Design considerations for people with dyslexia
Is your feature request related to a problem? Please describe.
One of the teams focused on design considerations for people with dyslexia and they came up with the following design suggestions that would make the platform more understandable for dyslectic people:
The design choices were based on in-depth interviews with people with dyslexia.
This proposal is meant to document these for future development consideration regarding the Decidim design. We understand that these are not necessarily something that can be implemented to the first version of the redesign.
Describe the solution you'd like
There were several suggestions that would make the platform more accessible for dyslectic people. The suggestions are documented into the following subsections. I will also add these suggestions as images attached to the proposal.
1. Color and font
The website in the prototype is in an off-white color (#F0F0F0) since white (#FFFFFF) can obfuscate the text for people with dyslexia.
The font selection, the design team used Arial as it improves readability.
Additional note from Lucien Langton was that Arial is not mono spaced font as the design team said. Extra comments from Lucien regarding the font selection:
- It is good thing the design team did not use a mono spaced font because it's harder to read for everybody else (than dyslectic people)
- Sans serif choice is great, however while staying as accessible for dyslexic users he would recommend using Inter sans for aesthetic reasons
2. Dark colored text
The design team decided to change the text color in the cards from blue to black for more clarity and to make it easier to read. This way the contrast between the text and background is clearer.
With this change, the design team also removed the text underline which can be disturbing and hard to read for dyslectic people.

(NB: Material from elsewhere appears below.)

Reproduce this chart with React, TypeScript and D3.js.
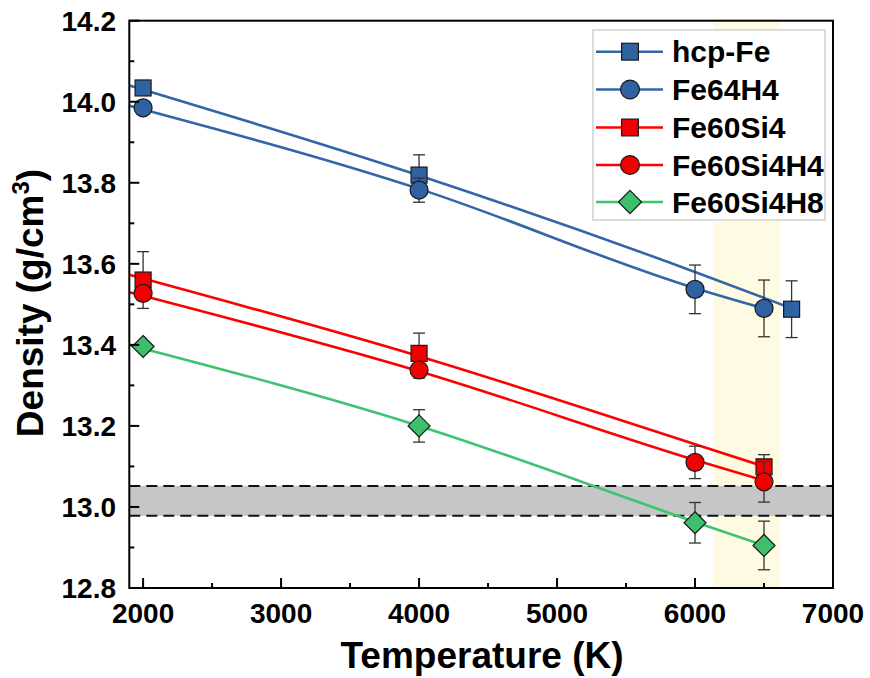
import React from "react";
import * as d3 from "d3";

// ---- data ----
const seriesNames = ["hcp-Fe", "Fe64H4", "Fe60Si4", "Fe60Si4H4", "Fe60Si4H8"];
const seriesShapes = ["square", "circle", "square", "circle", "diamond"];
const seriesLineColors = ["#3366a8", "#3366a8", "#ff0000", "#ff0000", "#3cc46e"];
const seriesFillColors = ["#2f62a0", "#2f62a0", "#f00000", "#f00000", "#3dbf6e"];

const hcpFeT = [2000, 4000, 6700];
const hcpFeD = [14.034, 13.819, 13.488];
const hcpFeErr = [0.01, 0.05, 0.07];

const fe64h4T = [2000, 4000, 6000, 6500];
const fe64h4D = [13.985, 13.782, 13.537, 13.49];
const fe64h4Err = [0.01, 0.03, 0.06, 0.07];

const fe60si4T = [2000, 4000, 6500];
const fe60si4D = [13.56, 13.379, 13.099];
const fe60si4Err = [0.07, 0.05, 0.03];

const fe60si4h4T = [2000, 4000, 6000, 6500];
const fe60si4h4D = [13.527, 13.338, 13.11, 13.062];
const fe60si4h4Err = [0.015, 0.02, 0.04, 0.05];

const fe60si4h8T = [2000, 4000, 6000, 6500];
const fe60si4h8D = [13.396, 13.2, 12.961, 12.905];
const fe60si4h8Err = [0.01, 0.04, 0.05, 0.06];

// fitted curves
const hcpFeFitT = [1900, 4000, 6000, 6700];
const hcpFeFitD = [14.04, 13.818, 13.58, 13.49];
const fe64h4FitT = [1900, 4000, 6000, 6500];
const fe64h4FitD = [13.99, 13.785, 13.54, 13.49];
const fe60si4FitT = [1900, 4000, 6000, 6500];
const fe60si4FitD = [13.573, 13.372, 13.155, 13.1];
const fe60si4h4FitT = [1900, 4000, 6000, 6500];
const fe60si4h4FitD = [13.53, 13.335, 13.116, 13.065];
const fe60si4h8FitT = [1900, 4000, 6000, 6500];
const fe60si4h8FitD = [13.4, 13.2, 12.963, 12.905];

const pointsT = [hcpFeT, fe64h4T, fe60si4T, fe60si4h4T, fe60si4h8T];
const pointsD = [hcpFeD, fe64h4D, fe60si4D, fe60si4h4D, fe60si4h8D];
const pointsErr = [hcpFeErr, fe64h4Err, fe60si4Err, fe60si4h4Err, fe60si4h8Err];
const fitT = [hcpFeFitT, fe64h4FitT, fe60si4FitT, fe60si4h4FitT, fe60si4h8FitT];
const fitD = [hcpFeFitD, fe64h4FitD, fe60si4FitD, fe60si4h4FitD, fe60si4h8FitD];

const xTicks = [2000, 3000, 4000, 5000, 6000, 7000];
const xMinorTicks = [2500, 3500, 4500, 5500, 6500];
const yTicks = [12.8, 13.0, 13.2, 13.4, 13.6, 13.8, 14.0, 14.2];
const yMinorTicks = [12.9, 13.1, 13.3, 13.5, 13.7, 13.9, 14.1];

const yellowBand = [6135, 6618];
const grayBand = [12.978, 13.052];

const FONT = "'Liberation Sans', Arial, Helvetica, sans-serif";

function Marker({ shape, x, y, fill, s = 1 }: any) {
  const stroke = "#1a1a1a";
  if (shape === "square") {
    const h = 8 * s;
    return <rect x={x - h} y={y - h} width={2 * h} height={2 * h} fill={fill} stroke={stroke} strokeWidth={1.2} />;
  }
  if (shape === "circle") {
    return <circle cx={x} cy={y} r={9 * s} fill={fill} stroke={stroke} strokeWidth={1.2} />;
  }
  const r = 11 * s;
  return (
    <polygon
      points={`${x},${y - r} ${x + r},${y} ${x},${y + r} ${x - r},${y}`}
      fill={fill}
      stroke={stroke}
      strokeWidth={1.2}
    />
  );
}

export default function App() {
  const W = 870;
  const H = 678;
  const left = 129.3;
  const right = 833;
  const top = 20.7;
  const bottom = 588;

  const x = d3.scaleLinear().domain([1900, 7000]).range([left, right]);
  const y = d3.scaleLinear().domain([12.8, 14.2]).range([bottom, top]);

  const line = d3
    .line<[number, number]>()
    .x((d) => x(d[0]))
    .y((d) => y(d[1]))
    .curve(d3.curveMonotoneX);

  const legendRowY = [51.7, 89.5, 127.5, 165, 202];

  return (
    <svg width={W} height={H} style={{ position: "absolute", left: 0, top: 0, background: "#fff" }} fontFamily={FONT}>
      {/* yellow band */}
      <rect
        x={x(yellowBand[0])}
        y={top}
        width={x(yellowBand[1]) - x(yellowBand[0])}
        height={bottom - top}
        fill="#fffbe2"
      />
      {/* gray band */}
      <rect x={left} y={y(grayBand[1])} width={right - left} height={y(grayBand[0]) - y(grayBand[1])} fill="#c6c6c6" />
      {grayBand.map((v, i) => (
        <line key={i} x1={left} x2={right} y1={y(v)} y2={y(v)} stroke="#111" strokeWidth={2} strokeDasharray="11,6" />
      ))}

      {/* fit lines */}
      {fitT.map((ts, si) => (
        <path
          key={si}
          d={line(ts.map((t, i) => [t, fitD[si][i]]) as [number, number][]) || ""}
          fill="none"
          stroke={seriesLineColors[si]}
          strokeWidth={2.6}
        />
      ))}

      {/* error bars + markers */}
      {pointsT.map((ts, si) => (
        <g key={si}>
          {ts.map((t, i) => {
            const cx = x(t);
            const v = pointsD[si][i];
            const e = pointsErr[si][i];
            return (
              <g key={i} stroke="#333" strokeWidth={1.3}>
                <line x1={cx} x2={cx} y1={y(v + e)} y2={y(v - e)} />
                <line x1={cx - 6} x2={cx + 6} y1={y(v + e)} y2={y(v + e)} />
                <line x1={cx - 6} x2={cx + 6} y1={y(v - e)} y2={y(v - e)} />
              </g>
            );
          })}
          {ts.map((t, i) => (
            <Marker key={"m" + i} shape={seriesShapes[si]} x={x(t)} y={y(pointsD[si][i])} fill={seriesFillColors[si]} />
          ))}
        </g>
      ))}

      {/* axes box */}
      <rect x={left} y={top} width={right - left} height={bottom - top} fill="none" stroke="#000" strokeWidth={2} />
      {xTicks.map((t) => (
        <g key={t}>
          <line x1={x(t)} x2={x(t)} y1={bottom} y2={bottom - 10} stroke="#000" strokeWidth={2} />
          <text x={x(t)} y={623} textAnchor="middle" fontSize={28} fontWeight="bold">
            {t}
          </text>
        </g>
      ))}
      {xMinorTicks.map((t) => (
        <line key={t} x1={x(t)} x2={x(t)} y1={bottom} y2={bottom - 5} stroke="#000" strokeWidth={2} />
      ))}
      {yTicks.map((v) => (
        <g key={v}>
          <line x1={left} x2={left + 10} y1={y(v)} y2={y(v)} stroke="#000" strokeWidth={2} />
          <text x={116} y={y(v) + 10} textAnchor="end" fontSize={28} fontWeight="bold">
            {v.toFixed(1)}
          </text>
        </g>
      ))}
      {yMinorTicks.map((v) => (
        <line key={v} x1={left} x2={left + 5} y1={y(v)} y2={y(v)} stroke="#000" strokeWidth={2} />
      ))}

      {/* axis titles */}
      <text x={482} y={668} textAnchor="middle" fontSize={37} fontWeight="bold">
        Temperature (K)
      </text>
      <text transform="rotate(-90)" x={-303} y={43} textAnchor="middle" fontSize={37} fontWeight="bold">
        Density (g/cm
        <tspan dy={-14} fontSize={24}>
          3
        </tspan>
        <tspan dy={14}>)</tspan>
      </text>

      {/* legend */}
      <rect x={593} y={30} width={232} height={190} fill="#fff" stroke="#d0d0d0" strokeWidth={1.5} />
      {seriesNames.map((n, i) => (
        <g key={n}>
          <line x1={596} x2={663} y1={legendRowY[i]} y2={legendRowY[i]} stroke={seriesLineColors[i]} strokeWidth={2.6} />
          <Marker shape={seriesShapes[i]} x={630} y={legendRowY[i]} fill={seriesFillColors[i]} s={1.05} />
          <text x={672} y={legendRowY[i] + 10.5} fontSize={30} fontWeight="bold">
            {n}
          </text>
        </g>
      ))}
    </svg>
  );
}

To add an extra note here that there are accessibility criteria that requires links to be distinguishable from the rest of the text either using an underline below the link or a clearly distinguishable color (according to the WCAG color contrast requirements) which was not considered by the team producing these suggestions. The means that this design choice needs to be carefully examined in order to make it in line with the WCAG requirements.
3. Separated buttons
The original redesign provides the Decidim default menu option under the introduction section on the home page of the platform. This can be problematic for people with dyslexia as it has many options to choose from and the different menu items are not clearly distinquishable from each other.
The design team decided to make the links buttons to make them more distinguishable and also to limit the number of options to 3 instead of 5 as in the original Decidim redesign.
4. Button design
The button design should be clear and distinguishable from the rest of the contents. As a general rule, buttons should look like buttons.
5. Hovering - buttons/links
Underlines with links have been proven to make text more difficult to read. Therefore, the design team changed the underline effect to a shadow effect in a rectangle with rounded corners instead. This makes the effect more distinguishable for dyslectic people.
Also to add an extra note here that the WCAG requirements about distinguishable links (color or emphasis, e.g. underline) should be considered with this design suggestion.
6. Toggle menu and simplification
The activity section has been simplified by the design team to make it less cluttered. The filtering options were also hidden under a toggle menu to decrease the amount of options visible on the screen and the amount of choices that the users can make.
The text contrast has been also increased here and the "category" of the event to make the visible information more understandable.
7. Static image carousel
The design team added an interactive carousel element to the home page to give the website more intuative feel.
The images in the carousel are static and move only when the user clicks on them. The research showed that automatically moving elements are disturbing and can affect the focus of the user. As an extra note, WCAG criteria does not necessarily prevent having automatically moving elements but in case there are such elements, the user should be provided with play/pause options to stop the movement in case they want to.
8. Larger map
The map size has been increased to make it clearer and easier to read and understand.
9. Clearer upcoming meetings section
Again to limit the amount of visible information, the design team decided to remove the other visible month from the upcoming meetings section, as most of the times showing only a single calendar should be enough.
Another change that was made was the color of the text to make it more readable and increase the color contrast. The underlines were also removed.
Again to be noted here that some of the design choices made here may not be in line with the WCAG criteria. The WCAG criteria should be considered with these design suggestions (i.e. make links distinguishable from the body text).
10. Search with voice / improving search
In order to make searching for content easier, the design team added a search with voice functionality in the search bar. Dyslectic people may have problems finding content because of misspellings, especially when using a second language.
As an extra note, I also wanted to add here that possibility for fixing spelling mistakes in the text search would also be helpful for this kind of problems. Such functionality is available in many search engines and it is based on behavioral data about what kind of words people usually spell incorrectly.
This should be considered as an additional feature, not something that is related to the design aspect itself.
Describe alternatives you've considered
As these are all design suggestions at this point, there are no alternatives considered. There are some further notes and design considerations that I have included with the presented improvement ideas.
All thanks for this work goes to the design team at Hyper Island. These are all suggestions, so based on this work, the work can continue further in the future design iterations of Decidim.